The tech giant opened a flagship store in Shanghai’s famous pedestrian shopping street, East Nanjing Road, Oct. 18, which houses the firm’s latest smartphones, tablet PCs and smart watches. The 800-square meter store is the largest Samsung store in China.
The opening came days before China launched commercial 5G services Friday in major cities such as Beijing, Shanghai and Guangzhou, with the country planning to expand the network to more than 50 cities by the end of the year.
Operating the largest store on one of the busiest streets in China is part of Samsung’s aggressive marketing strategy as the 5G market there is expected to grow rapidly.
“The number of customers who subscribe to the wireless services of China’s three telecom companies has reached 1.2 billion, 24 times more than Korean subscribers,” Yuanta Securities Korea analyst Choi Nam-gon said. “But the companies suffered a decrease in their average annual growth rates amid intensifying competition and government regulations between 2014 and 2018. This means that they now face a growing need to offer 5G services.”
The circumstances will also be a fitting opportunity for Samsung to restore its falling market share in the Chinese smartphone market as the company is one of the few manufacturers in the world that sell products that can operate on 5G networks.
Its smartphone business in China had flourished until around 2013 with about a 20 percent market share. But the share dropped sharply recently due to the rise of Chinese manufacturers Huawei and Xiaomi.

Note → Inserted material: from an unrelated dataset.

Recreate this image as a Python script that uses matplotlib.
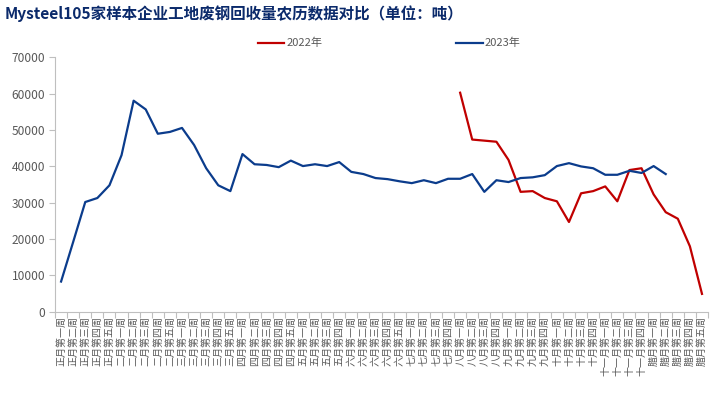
import matplotlib
matplotlib.use("Agg")
import matplotlib.pyplot as plt
import numpy as np

plt.rcParams['font.family'] = ['Noto Sans CJK SC', 'DejaVu Sans']

months = ["正月", "二月", "三月", "四月", "五月", "六月", "七月", "八月", "九月", "十月", "十一月", "腊月"]
weeks_per_month = [5, 5, 5, 5, 4, 5, 4, 4, 4, 4, 4, 5]
week_names = ["第一周", "第二周", "第三周", "第四周", "第五周"]
categories = [m + week_names[w] for m, n in zip(months, weeks_per_month) for w in range(n)]

# 2022: starts at 八月第一周 (index 33)
values_2022 = [60300, 47400, 47100, 46800, 41800, 33000, 33200, 31300, 30400, 24700,
               32600, 33200, 34500, 30400, 39000, 39500, 32300, 27400, 25600, 18000, 4900]
start_2022 = 33

values_2023 = [8300, 19200, 30200, 31300, 34800, 43100, 58100, 55700, 49000, 49500,
               50600, 45900, 39500, 34800, 33200, 43400, 40600, 40400, 39800, 41600,
               40100, 40600, 40100, 41200, 38500, 37900, 36800, 36500, 35900, 35400,
               36200, 35400, 36600, 36600, 37900, 33000, 36200, 35700, 36800, 37000,
               37600, 40100, 40900, 40000, 39500, 37700, 37700, 38800, 38200, 40100, 37900]

title = "Mysteel105家样本企业工地废钢回收量农历数据对比（单位：吨）"

fig = plt.figure(figsize=(7.25, 3.97), dpi=100)
ax = fig.add_axes([0.0759, 0.2149, 0.9007, 0.6403])

x = np.arange(len(categories))
x22 = np.arange(start_2022, start_2022 + len(values_2022))
x23 = np.arange(len(values_2023))

ax.plot(x22, values_2022, color='#C00000', lw=1.6, label='2022年', solid_joinstyle='round')
ax.plot(x23, values_2023, color='#0B3C8C', lw=1.6, label='2023年', solid_joinstyle='round')

ax.set_xlim(-0.5, len(categories) - 0.5)
ax.set_ylim(0, 70000)
ax.set_yticks(np.arange(0, 70001, 10000))
ax.set_yticklabels([str(v) for v in range(0, 70001, 10000)])

ax.set_xticks(x)
ax.set_xticklabels(categories, rotation=90, fontsize=7.2, color='#595959')
ax.set_xticks(np.arange(-0.5, len(categories)), minor=True)
ax.tick_params(axis='x', which='major', length=0, pad=3)
ax.tick_params(axis='x', which='minor', length=4, color='#BFBFBF', width=0.8)
ax.tick_params(axis='y', length=4, color='#BFBFBF', width=0.8, labelsize=8.6, labelcolor='#595959', pad=3)
for lab in ax.get_xticklabels():
    lab.set_verticalalignment('top')

for s in ['top', 'right']:
    ax.spines[s].set_visible(False)
for s in ['left', 'bottom']:
    ax.spines[s].set_color('#BFBFBF')
    ax.spines[s].set_linewidth(0.8)

fig.text(0.006, 0.9665, title, fontsize=11.2, fontweight='bold', color='#0B2A6B', va='center', ha='left')

leg = fig.legend(loc='center', bbox_to_anchor=(0.537, 0.891), ncol=2, frameon=False,
                 fontsize=8, handlelength=2.4, handletextpad=0.2, columnspacing=12.0)
for t in leg.get_texts():
    t.set_color('#595959')

fig.savefig('out.png', dpi=100)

According to market tracker Strategy Analytics, Samsung had only 0.7 percent share in China’s smartphone market in the second quarter of the year.
From Samsung’s point of view, China’s introduction of 5G services is a decisive chance to dominate the 5G market there and raise its share to double figures because Apple’s new iPhone 11 lineup are all fourth-generation, or LTE (long-term evolution), models that cannot use 5G.
“The opening of our largest flagship store reflects our determination to enhance our presence in China’s 5G market,” a Samsung Electronics official said. “We also plan to increase the number of stores in other cities.”
Meanwhile, the company plans to roll out the world’s first foldable smartphone, the Galaxy Fold, in China this Friday.